Palazzo d’Orleans, sede del governatore

In mezzo a tutte queste note negative, almeno qualche buona notizia il nuovo inquilino di Palazzo d’Orleans potrebbe trovarla. Dal suo insediamento troverà sulla sua scrivania un assegno da 17,6 miliardi di euro: in pratica, come faceva notare Il Sole 24 Ore 3.491 euro per ognuno dei siciliani, neonati compresi. Si tratta della dotazione complessiva dell’ultimo ciclo settennale di fondi comunitari (2014-2020) per la promozione e sostegno dello sviluppo socioeconomico. È l’ultima occasione, l’ultimo maxi aiuto che l’Europa eroga all’isola per cercare di avvicinarla ai livelli delle altre zone del Continente. Come siano andate le precedenti puntate è cosa nota: basta ricordare che tra il 1994 e il 2020 sono stati assegnati al mondo produttivo fondi per oltre 30 miliardi di euro, agricoltura a parte. Quanto vale oggi l’export siciliano? Sette miliardi, ma il 60% è rappresentato dai prodotti petroliferi degli stabilimenti di Gela, Augusta e Priolo: non esattamente un settore che vive di fondi targati Bruxelles.  “Si può ritenere come l’utilizzazione dei fondi strutturali non abbia avuto quell’effetto propulsivo e moltiplicativo, tipico degli investimenti pubblici, ma soltanto un effetto sostitutivo e tampone rispetto alle conseguenze della crisi”, annota quindi la solita corte dei conti.
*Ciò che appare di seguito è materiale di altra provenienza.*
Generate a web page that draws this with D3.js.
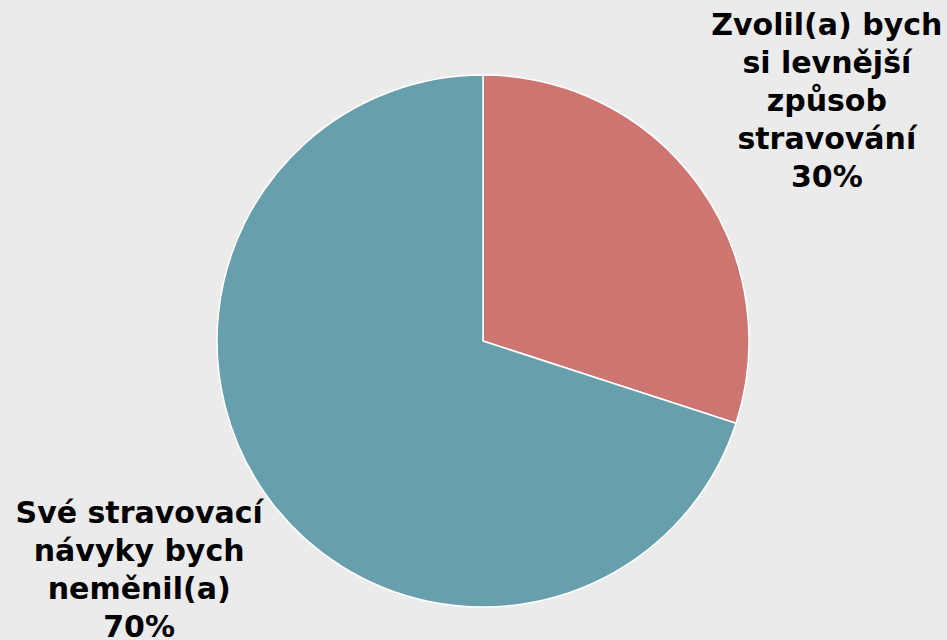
<!DOCTYPE html>
<html>
<head>
<meta charset="utf-8">
<script src="https://cdn.jsdelivr.net/npm/d3@7"></script>
<style>
  html, body { margin: 0; padding: 0; background: #ebebeb; }
  svg { display: block; }
</style>
</head>
<body>
<svg id="chart" width="947" height="640"></svg>
<script>
const categories = ["Zvolil(a) bych si levnější způsob stravování", "Své stravovací návyky bych neměnil(a)"];
const labelLines = [["Zvolil(a) bych", "si levnější", "způsob", "stravování"], ["Své stravovací", "návyky bych", "neměnil(a)"]];
const values = [30, 70];
const colors = ["#cd7571", "#689fac"];

const W = 947, H = 640;
const cx = 483, cy = 341, R = 266;
const labelR = 425, lineH = 38, fontSize = 30;

const svg = d3.select("#chart");
svg.append("rect").attr("width", W).attr("height", H).attr("fill", "#ebebeb");

const data = categories.map((c, i) => ({ cat: c, value: values[i], color: colors[i], lines: labelLines[i] }));
const pie = d3.pie().value(d => d.value).sort(null);
const arcs = pie(data);
const arc = d3.arc().innerRadius(0).outerRadius(R);

const g = svg.append("g").attr("transform", `translate(${cx},${cy})`);
g.selectAll("path").data(arcs).enter().append("path")
  .attr("d", arc)
  .attr("fill", d => d.data.color)
  .attr("stroke", "#ffffff")
  .attr("stroke-width", 1.5)
  .attr("stroke-linejoin", "round");

arcs.forEach(a => {
  const mid = (a.startAngle + a.endAngle) / 2;
  let x = cx + labelR * Math.sin(mid);
  let y = cy - labelR * Math.cos(mid);
  const lines = a.data.lines.concat([a.data.value + "%"]);
  const n = lines.length;
  let firstBase = y + 11 - (n - 1) * lineH / 2;
  const minFirst = 35, maxLast = 637;
  if (firstBase < minFirst) firstBase = minFirst;
  if (firstBase + (n - 1) * lineH > maxLast) firstBase = maxLast - (n - 1) * lineH;
  const t = svg.append("text")
    .attr("text-anchor", "middle")
    .attr("font-family", "'DejaVu Sans', Verdana, sans-serif")
    .attr("font-weight", "bold")
    .attr("font-size", fontSize)
    .attr("fill", "#000");
  lines.forEach((l, i) => {
    t.append("tspan").attr("x", x).attr("y", firstBase + i * lineH).text(l);
  });
});
</script>
</body>
</html>
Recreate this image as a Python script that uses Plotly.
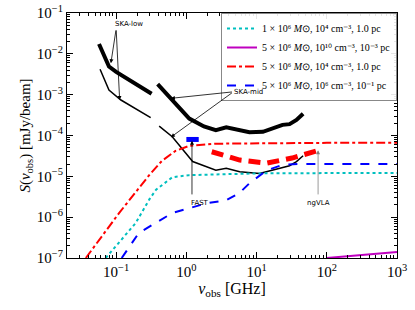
import plotly.graph_objects as go

# ---------------- data ----------------
# model curves
nu_cyan = [0.071, 0.1, 0.19, 0.3, 0.37, 0.63, 1.1, 3, 10, 100, 1000]
s_cyan = [1e-7, 2e-7, 7.2e-7, 2.8e-6, 4.7e-6, 9.5e-6, 1.07e-5, 1.12e-5, 1.18e-5, 1.2e-5, 1.2e-5]

nu_mag = [100, 200, 500, 1000]
s_mag = [1e-7, 1.1e-7, 1.25e-7, 1.4e-7]

nu_red = [0.037, 0.11, 0.3, 0.45, 0.7, 1.1, 2.5, 10, 100, 1000]
s_red = [1e-7, 1.26e-6, 1.1e-5, 2.4e-5, 4.2e-5, 5.6e-5, 6.3e-5, 6.5e-5, 6.6e-5, 6.6e-5]

nu_blue = [0.12, 0.21, 0.63, 1.95, 3.7, 5.7, 8, 14, 23, 40, 1000]
s_blue = [1e-7, 4.1e-7, 1.26e-6, 2.2e-6, 2.6e-6, 3.9e-6, 6.9e-6, 1.4e-5, 1.9e-5, 2e-5, 2e-5]

# telescope sensitivities
nu_skalow_thick = [0.057, 0.079, 0.1, 0.155, 0.21, 0.32]
s_skalow_thick = [1.74e-2, 4.9e-3, 3.6e-3, 2.3e-3, 1.58e-3, 1.05e-3]
nu_skalow_thin = [0.059, 0.079, 0.117, 0.17, 0.31]
s_skalow_thin = [4.2e-3, 1.29e-3, 7.4e-4, 5.0e-4, 2.75e-4]

nu_skamid_thick = [0.39, 0.63, 1.1, 1.78, 2.63, 3.7, 5.6, 7.9, 12.3, 17, 23.4, 29.5, 37, 46]
s_skamid_thick = [1.82e-3, 7.4e-4, 2.6e-4, 1.66e-4, 1.35e-4, 1.58e-4, 1.32e-4, 1.2e-4,
                  1.23e-4, 1.48e-4, 1.82e-4, 1.9e-4, 2.4e-4, 3.4e-4]
nu_skamid_thin = [0.41, 0.63, 1.23, 2.63, 3.7, 5.75, 11, 19, 29.5, 37, 46]
s_skamid_thin = [1.7e-4, 9.3e-5, 2.3e-5, 1.41e-5, 1.58e-5, 1.29e-5, 1.17e-5, 1.48e-5,
                 1.82e-5, 2.3e-5, 3.2e-5]

nu_ngvla = [2.3, 5.75, 13.8, 32, 79]
s_ngvla = [4e-5, 2.5e-5, 2.1e-5, 2.8e-5, 4.4e-5]

nu_fast = [1.0, 1.5]
s_fast = [8e-5, 8e-5]

legend_labels = [
    "1 × 10⁶ <i>M</i>⊙, 10⁴ cm⁻³, 1.0 pc",
    "5 × 10⁶ <i>M</i>⊙, 10¹⁰ cm⁻³, 10⁻³ pc",
    "5 × 10⁶ <i>M</i>⊙, 10⁴ cm⁻³, 1.0 pc",
    "5 × 10⁶ <i>M</i>⊙, 10⁶ cm⁻³, 10⁻¹ pc",
]

x_ticks = [0.1, 1, 10, 100, 1000]
x_ticktext = ["10<sup>−1</sup>", "10<sup>0</sup>", "10<sup>1</sup>", "10<sup>2</sup>", "10<sup>3</sup>"]
y_ticks = [1e-7, 1e-6, 1e-5, 1e-4, 1e-3, 1e-2, 1e-1]
y_ticktext = ["10<sup>−7</sup>", "10<sup>−6</sup>", "10<sup>−5</sup>", "10<sup>−4</sup>",
              "10<sup>−3</sup>", "10<sup>−2</sup>", "10<sup>−1</sup>"]

# ---------------- figure ----------------
fig = go.Figure()

def add_line(x, y, color, width, dash="solid", name=None, show=False):
    fig.add_trace(go.Scatter(x=x, y=y, mode="lines", name=name, showlegend=show,
                             line=dict(color=color, width=width, dash=dash)))

# sensitivity curves
add_line(nu_skalow_thick, s_skalow_thick, "black", 4)
add_line(nu_skalow_thin, s_skalow_thin, "black", 1.5)
add_line(nu_skamid_thick, s_skamid_thick, "black", 4)
add_line(nu_skamid_thin, s_skamid_thin, "black", 1.5)
add_line(nu_ngvla, s_ngvla, "red", 5, dash="12px,7px")
add_line(nu_fast, s_fast, "blue", 5)

# model curves
add_line(nu_cyan, s_cyan, "#00BFBF", 2, "dot", legend_labels[0], True)
add_line(nu_mag, s_mag, "#BF00BF", 2, "solid", legend_labels[1], True)
add_line(nu_red, s_red, "red", 2, "dashdot", legend_labels[2], True)
add_line(nu_blue, s_blue, "blue", 2, "dash", legend_labels[3], True)

ann_font = dict(family="DejaVu Sans", size=7, color="black")

def arrow(x, y, ax, ay, color="black"):
    fig.add_annotation(x=x, y=y, ax=ax, ay=ay, xref="x", yref="y", axref="x", ayref="y",
                       text="", showarrow=True, arrowhead=2, arrowsize=1, arrowwidth=0.8,
                       arrowcolor=color)

def label(x, y, text):
    fig.add_annotation(x=x, y=y, xref="x", yref="y", text=text, showarrow=False, font=ann_font)

# SKA-low
label(-0.81, -1.27, "SKA-low")
arrow(-1.075, -2.23, -1.0, -1.39)
arrow(-0.95, -3.13, -1.0, -1.39)
# SKA-mid
label(0.89, -2.93, "SKA-mid")
arrow(-0.22, -3.09, 0.67, -2.93)
arrow(-0.22, -4.04, 0.67, -2.93)
# FAST
label(0.2, -5.66, "FAST")
arrow(0.08, -4.13, 0.08, -5.48)
# ngVLA
label(1.876, -5.66, "ngVLA")
arrow(1.876, -4.36, 1.876, -5.48, color="gray")

minor_x = [m * 10 ** e for e in range(-2, 3) for m in range(2, 10)]
minor_y = [m * 10 ** e for e in range(-8, -1) for m in range(2, 10)]

axis_common = dict(type="log", showgrid=False, zeroline=False, showline=True, automargin=False,
                   linecolor="black", linewidth=1, mirror="allticks", ticks="inside",
                   ticklen=6, tickcolor="black", ticklabeloverflow="allow",
                   tickfont=dict(family="Liberation Serif", size=15, color="black"))

fig.update_xaxes(range=[-1.7, 3], tickvals=x_ticks, ticktext=x_ticktext,
                 minor=dict(tickvals=minor_x, ticks="inside", ticklen=3, tickcolor="black"),
                 title=dict(text="<i>ν</i><sub>obs</sub> [GHz]", standoff=2,
                            font=dict(family="Liberation Serif", size=16, color="black")),
                 **axis_common)
fig.update_yaxes(range=[-7, -1], tickvals=y_ticks, ticktext=y_ticktext,
                 minor=dict(tickvals=minor_y, ticks="inside", ticklen=3, tickcolor="black"),
                 title=dict(text="<i>S</i>(<i>ν</i><sub>obs</sub>) [mJy/beam]", standoff=2,
                            font=dict(family="Liberation Serif", size=15, color="black")),
                 **axis_common)

fig.update_layout(
    template="none",
    width=415, height=310,
    margin=dict(l=67, r=18, t=13, b=52, autoexpand=False),
    plot_bgcolor="white", paper_bgcolor="white",
    legend=dict(x=1, y=1, xanchor="right", yanchor="top", bgcolor="rgba(255,255,255,0.9)",
                bordercolor="#888888", borderwidth=1,
                font=dict(family="Liberation Serif", size=10, color="black"),
                tracegroupgap=0, itemwidth=30),
)

fig.write_html("out.html", config={"displayModeBar": False},
               post_script="document.body.style.margin='0px';document.body.style.overflow='hidden';")
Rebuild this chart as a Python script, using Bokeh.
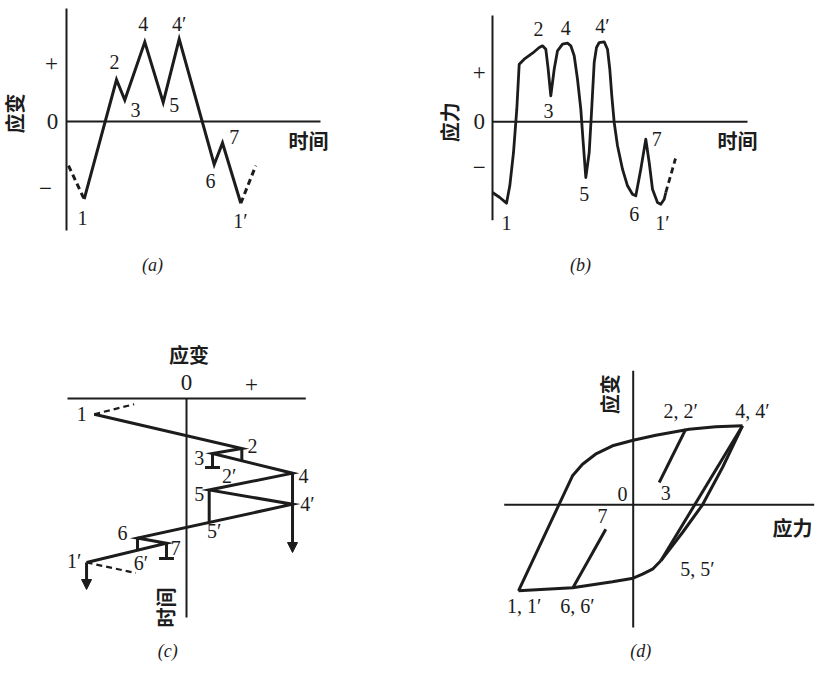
import math
from bokeh.plotting import figure
from bokeh.layouts import column, row
from bokeh.models import Range1d, Arrow, NormalHead
from bokeh.core.properties import value
from bokeh.embed import file_html
from bokeh.resources import INLINE

INK = "#1c1c1c"
SERIF = "Liberation Serif"
CJK = "Noto Sans CJK SC"

# ---------------- (a) strain - time history ----------------
A_TIME = [1.77, 5.0, 5.83, 7.83, 9.67, 11.27, 14.77, 15.6, 17.43]
A_STRAIN = [-1.34, 0.72, 0.37, 1.37, 0.33, 1.42, -0.74, -0.37, -1.41]
A_DASH1_T, A_DASH1_S = [0.2, 1.77], [-0.76, -1.34]
A_DASH2_T, A_DASH2_S = [17.43, 18.93], [-1.41, -0.76]
A_PT_LABELS = ["1", "2", "3", "4", "5", "4′", "6", "7", "1′"]
A_PT_T = [1.6, 4.8, 6.9, 7.67, 10.77, 11.27, 14.4, 16.77, 17.4]
A_PT_S = [-1.66, 1.02, 0.19, 1.68, 0.28, 1.68, -1.02, -0.26, -1.71]
A_TICKS = ["+", "0", "−"]
A_TICK_T = [-1.5, -1.4, -2.1]
A_TICK_S = [1.0, 0.0, -1.16]

# ---------------- (b) stress - time history ----------------
B_TIME = [0, 0.73, 1.4, 1.73, 2.1, 2.43, 2.67, 3.17, 4.0, 4.67, 5.0, 5.33, 5.55,
          5.83, 6.17, 6.5, 7.0, 7.5, 7.83, 8.17, 8.5, 8.83, 9.07, 9.33, 9.67, 9.9,
          10.17, 10.4, 10.67, 11.17, 11.5, 11.73, 11.93, 12.17, 12.5, 13.0, 13.5,
          14.0, 14.33, 14.83, 15.33, 15.67, 16.0, 16.5, 16.83, 17.17, 17.33]
B_STRESS = [-1.443, -1.545, -1.661, -1.306, -0.627, 0.257, 1.176, 1.278, 1.4,
            1.516, 1.551, 1.482, 1.108, 0.531, 1.073, 1.449, 1.584, 1.604, 1.551,
            1.347, 0.869, 0.257, -0.422, -1.137, -0.627, 0.19, 1.21, 1.516, 1.618,
            1.633, 1.482, 1.073, 0.531, -0.014, -0.49, -0.967, -1.306, -1.478,
            -1.51, -0.967, -0.355, -0.831, -1.376, -1.647, -1.682, -1.58, -1.443]
B_DASH_T, B_DASH_S = [17.33, 18.3], [-1.443, -0.749]
B_PT_LABELS = ["1", "2", "3", "4", "5", "4′", "6", "7", "1′"]
B_PT_T = [1.4, 4.6, 5.6, 7.33, 9.17, 11.0, 14.17, 16.43, 17.0]
B_PT_S = [-2.06, 1.89, 0.22, 1.92, -1.48, 1.96, -1.89, -0.36, -2.06]
B_TICKS = ["+", "0", "−"]
B_TICK_T = [-1.33, -1.33, -1.33]
B_TICK_S = [1.0, 0.0, -0.93]

# ---------------- (c) rainflow (strain across, time downward) ----------------
C_STRAIN = [-1.42, 0.851, 0.40, 1.631, 0.349, 1.631, -0.754, -0.308, -1.538]
C_TIME = [1.57, 5.0, 5.5, 7.47, 9.15, 10.57, 13.95, 14.47, 16.4]
C_DASH1_E, C_DASH1_T = [-1.42, -0.805], [1.57, 0.57]
C_DASH2_E, C_DASH2_T = [-1.538, -0.78], [16.4, 17.45]
# rain drops: (strain, time start, time end)
C_DROP_E = [0.851, 0.349, -0.754]
C_DROP_T0 = [5.0, 9.15, 13.95]
C_DROP_T1 = [6.2, 12.4, 15.2]
# stopped drops (⊥)
C_STOP_E = [0.40, -0.308]
C_STOP_T0 = [5.5, 14.47]
C_STOP_T1 = [6.9, 16.0]
# drops running off to the end
C_RUN_E = [1.631, -1.538]
C_RUN_T0 = [7.47, 16.4]
C_RUN_T1 = [15.4, 19.1]
C_PT_LABELS = ["1", "2", "3", "2′", "4", "4′", "5", "5′", "6", "7", "1′", "6′"]
C_PT_E = [-1.61, 1.015, 0.195, 0.657, 1.80, 1.86, 0.195, 0.426, -0.985, -0.165, -1.728, -0.703]
C_PT_T = [1.57, 4.73, 5.9, 7.73, 7.73, 10.57, 9.57, 13.23, 13.4, 14.9, 16.23, 16.4]
C_TICKS = ["0", "+"]
C_TICK_E = [0.0, 1.0]
C_TICK_T = [-1.6, -1.43]

# ---------------- (d) stress - strain loops ----------------
D_UP_S = [-11.47, -6.07, -5.07, -3.77, -2.07, 0.0, 2.26, 5.6, 8.26, 10.93]
D_UP_E = [-8.6, 2.9, 4.06, 5.06, 5.9, 6.46, 6.96, 7.56, 7.8, 7.9]
D_DOWN_S = [10.93, 2.76]
D_DOWN_E = [7.9, -5.6]
D_RELOAD_S = [2.76, 4.93, 6.93, 8.93, 10.93]
D_RELOAD_E = [-5.6, -2.77, 0.0, 3.73, 7.9]
D_LOW_S = [2.76, 1.93, 0.93, 0.0, -2.07, -6.07, -11.47]
D_LOW_E = [-5.6, -6.44, -6.94, -7.34, -7.7, -8.3, -8.6]
D_SMALL1_S, D_SMALL1_E = [5.26, 2.6], [7.56, 2.23]
D_SMALL2_S, D_SMALL2_E = [-6.07, -2.74], [-8.37, -2.44]
D_PT_LABELS = ["2, 2′", "4, 4′", "3", "0", "7", "5, 5′", "1, 1′", "6, 6′"]
D_PT_S = [4.76, 11.93, 3.26, -1.07, -3.07, 6.43, -10.9, -5.57]
D_PT_E = [9.4, 9.4, 1.23, 1.06, -1.1, -6.44, -10.1, -10.1]


def make_fig(w, h, xr, yr):
    p = figure(width=w, height=h, x_range=Range1d(*xr), y_range=Range1d(*yr),
               toolbar_location=None, output_backend="svg", min_border=0,
               x_axis_location=None, y_axis_location=None)
    p.xgrid.visible = False
    p.ygrid.visible = False
    p.outline_line_color = None
    p.background_fill_color = "#ffffff"
    p.border_fill_color = "#ffffff"
    return p


def txt(p, xs, ys, texts, size=20, font=SERIF, style="normal", angle=0.0):
    p.text(x=xs, y=ys, text=texts, text_font=value(font), text_font_size=f"{size}px",
           text_font_style=style, text_align="center", text_baseline="middle",
           text_color=INK, angle=angle)


LW = 3.0
AW = 2.0
TICK = 23
CJK_SIZE = 20
CAP = 18

# ---- (a)
pa = make_fig(412, 292, (-6.6, 34.6), (-2.948, 2.086))
pa.line([0, 0], [1.95, -1.88], line_color=INK, line_width=AW)
pa.line([0, 25.4], [0, 0], line_color=INK, line_width=AW)
pa.line(A_TIME, A_STRAIN, line_color=INK, line_width=LW, line_join="miter")
pa.line(A_DASH1_T, A_DASH1_S, line_color=INK, line_width=LW, line_dash="6 4")
pa.line(A_DASH2_T, A_DASH2_S, line_color=INK, line_width=LW, line_dash="6 4")
txt(pa, A_PT_T, A_PT_S, A_PT_LABELS)
txt(pa, A_TICK_T, A_TICK_S, A_TICKS, size=TICK)
txt(pa, [24.2], [-0.33], ["时间"], size=CJK_SIZE, font=CJK, style="bold")
txt(pa, [-5.2], [0.14], ["应变"], size=CJK_SIZE, font=CJK, style="bold", angle=math.pi / 2)
txt(pa, [8.6], [-2.47], ["(a)"], size=CAP, style="italic")

# ---- (b)
pb = make_fig(412, 292, (-8.0, 33.2), (-3.484, 2.476))
pb.line([0, 0], [2.17, -2.01], line_color=INK, line_width=AW)
pb.line([0, 25.5], [0, 0], line_color=INK, line_width=AW)
pb.line(B_TIME, B_STRESS, line_color=INK, line_width=2.8, line_join="round")
pb.line(B_DASH_T, B_DASH_S, line_color=INK, line_width=2.8, line_dash="6 4")
txt(pb, B_PT_T, B_PT_S, B_PT_LABELS)
txt(pb, B_TICK_T, B_TICK_S, B_TICKS, size=TICK)
txt(pb, [24.5], [-0.38], ["时间"], size=CJK_SIZE, font=CJK, style="bold")
txt(pb, [-4.33], [-0.01], ["应力"], size=CJK_SIZE, font=CJK, style="bold", angle=math.pi / 2)
txt(pb, [8.8], [-2.93], ["(b)"], size=CAP, style="italic")

# ---- (c)
pc = make_fig(412, 379, (-2.862, 3.477), (27.3, -10.6))
pc.line([-1.831, 1.835], [0, 0], line_color=INK, line_width=AW)
pc.line([0, 0], [0, 21.9], line_color=INK, line_width=AW)
pc.line(C_STRAIN, C_TIME, line_color=INK, line_width=LW, line_join="miter")
pc.line(C_DASH1_E, C_DASH1_T, line_color=INK, line_width=2.2, line_dash="6 4")
pc.line(C_DASH2_E, C_DASH2_T, line_color=INK, line_width=2.2, line_dash="6 4")
pc.segment(x0=C_DROP_E, y0=C_DROP_T0, x1=C_DROP_E, y1=C_DROP_T1, line_color=INK, line_width=LW)
pc.segment(x0=C_STOP_E, y0=C_STOP_T0, x1=C_STOP_E, y1=C_STOP_T1, line_color=INK, line_width=LW)
pc.segment(x0=[e - 0.115 for e in C_STOP_E], y0=C_STOP_T1,
           x1=[e + 0.115 for e in C_STOP_E], y1=C_STOP_T1, line_color=INK, line_width=LW)
for e, t0, t1 in zip(C_RUN_E, C_RUN_T0, C_RUN_T1):
    pc.add_layout(Arrow(end=NormalHead(size=10, fill_color=INK, line_color=INK),
                        x_start=e, y_start=t0, x_end=e, y_end=t1,
                        line_color=INK, line_width=LW))
txt(pc, C_PT_E, C_PT_T, C_PT_LABELS)
txt(pc, C_TICK_E, C_TICK_T, C_TICKS, size=TICK)
txt(pc, [0.04], [-4.43], ["应变"], size=CJK_SIZE, font=CJK, style="bold")
txt(pc, [-0.318], [20.9], ["时间"], size=CJK_SIZE, font=CJK, style="bold", angle=math.pi / 2)
txt(pc, [-0.29], [25.2], ["(c)"], size=CAP, style="italic")

# ---- (d)
pd_ = make_fig(412, 379, (-22.07, 19.13), (-16.67, 21.23))
pd_.line([-12.9, 18.1], [0, 0], line_color=INK, line_width=AW)
pd_.line([0, 0], [13.4, -12.27], line_color=INK, line_width=AW)
pd_.line(D_UP_S, D_UP_E, line_color=INK, line_width=LW, line_join="round")
pd_.line(D_DOWN_S, D_DOWN_E, line_color=INK, line_width=LW)
pd_.line(D_RELOAD_S, D_RELOAD_E, line_color=INK, line_width=LW, line_join="round")
pd_.line(D_LOW_S, D_LOW_E, line_color=INK, line_width=LW, line_join="round")
pd_.line(D_SMALL1_S, D_SMALL1_E, line_color=INK, line_width=LW)
pd_.line(D_SMALL2_S, D_SMALL2_E, line_color=INK, line_width=LW)
txt(pd_, D_PT_S, D_PT_E, D_PT_LABELS)
txt(pd_, [15.93], [-2.27], ["应力"], size=CJK_SIZE, font=CJK, style="bold")
txt(pd_, [-2.4], [11.06], ["应变"], size=CJK_SIZE, font=CJK, style="bold", angle=math.pi / 2)
txt(pd_, [0.76], [-14.6], ["(d)"], size=CAP, style="italic")

layout = column(row(pa, pb), row(pc, pd_))
open("out.html", "w").write(file_html(layout, INLINE))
Secondo i magistrati contabili, l’unico spiraglio di salvezza per l’isola è rappresentato proprio dall’ultimo settenato dei fondi provenienti dall’Ue. “Un’efficiente gestione dei fondi europei rappresenterebbe, in effetti, l’unica vera risorsa per colmare il grave gap esistente tra la Sicilia con le altre regioni italiane e con gli altri paesi europei che, malgrado la profusione di ingenti risorse, alla fine del quarto ciclo di programmazione comunitaria, non risulta colmato, dal momento che l’Isola si trova ancora all’ultimo posto delle regioni facenti parte dell’obiettivo convergenza”, si legge nella relazione del rendiconto generale. Dove i magistrati forniscono una sorta di “lista della spesa” al futuro governo: “Formazione professionale, infrastrutture, turismo, ricerca e innovazione, efficientamento energetico, sviluppo sostenibile e agricoltura sono gli ambiti attraverso i quali la spesa dei fondi strutturali europei potrebbe e dovrebbe creare una maggiore competitività del tessuto produttivo regionale e, così, favorire il consolidamento di una crescita economica che, invece, ancora stenta a decollare e superare il differenziale di sviluppo rispetto alle altre regioni italiane ed europee”.

Uno pensa: con questa situazione, i governanti dell’isola avranno investito per potenziare gli uffici regionali che si occupano di fondi europei. D’altra parte sarebbe bastato individuare i dipendenti più bravi tra le decine di migliaia stipendiati ogni mese da Mamma Regione e spostarli negli uffici che si occupano di aiuti provenienti da Bruxelles. E invece ovviamente non è andata così: “La sostituzione di figure chiave per la gestione della macchina amministrativa regionale e della spesa comunitaria, a causa dei recenti e prossimi pensionamenti, non bilanciata da un adeguato ricambio generazionale, sta creando un complessivo depotenziamento delle strutture di tutte le Amministrazioni centrali preposte all’attuazione e al controllo”. La salvezza sono i fondi europei? Smantelliamo gli uffici che se ne occupano: solo uno dei tanti paradossi nell’isola del Gattopardo.